Asia’s gasoline crack higher as crude oil slides

27 Nov, 2021

NEW DELHI: Asia’s gasoline crack edged higher on Friday as crude oil prices dropped after a new COVID-19 variant spooked investors. However, the upside remained limited over concerns of surplus supply. The crack rose to $7.35 a barrel from $7.29 in the last session. Gasoline margins have shed most gains in November after doubling in the last two months.

“While some post-spike cooling is likely taking place, an actual shift in regional supply-demand dynamics is a bigger driving force behind this price correction,” Serena Huang, an analyst at Vortexa consultancy said in a report.

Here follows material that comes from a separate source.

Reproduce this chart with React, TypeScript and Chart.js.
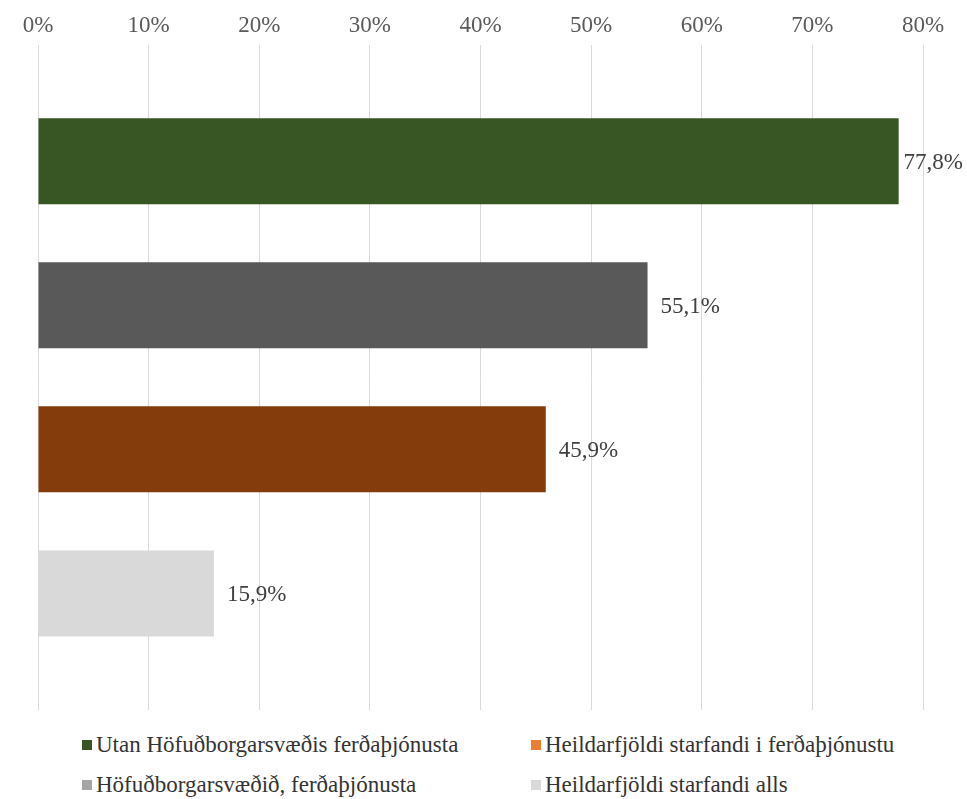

Combined gasoline exports from India, Japan and South Korea are up over 20% (or 170kbd) month-on-month in the first two weeks of November, and on track to rise for the third consecutive month, according to assessments by Vortexa.

Meanwhile, the naphtha crack in the region fell to $144.38 per tonne from $149.43 in the previous session, as a slide in crude benchmarks weighed on prices. Gasoline stocks held in independent storage in the Amsterdam-Rotterdam-Antwerp (ARA) refining and storage area fell by almost 4% to 837,000 tonnes in the week to Thursday, data from Dutch consultancy Insights Global showed.

Naphtha inventories declined to 246,000 tonnes from 263,000 tonnes in the prior week.

Pakistan’s petrol retailers called off a nationwide strike late on Thursday after reaching an agreement with the government over an increase in profit margins, according to the country’s energy minister.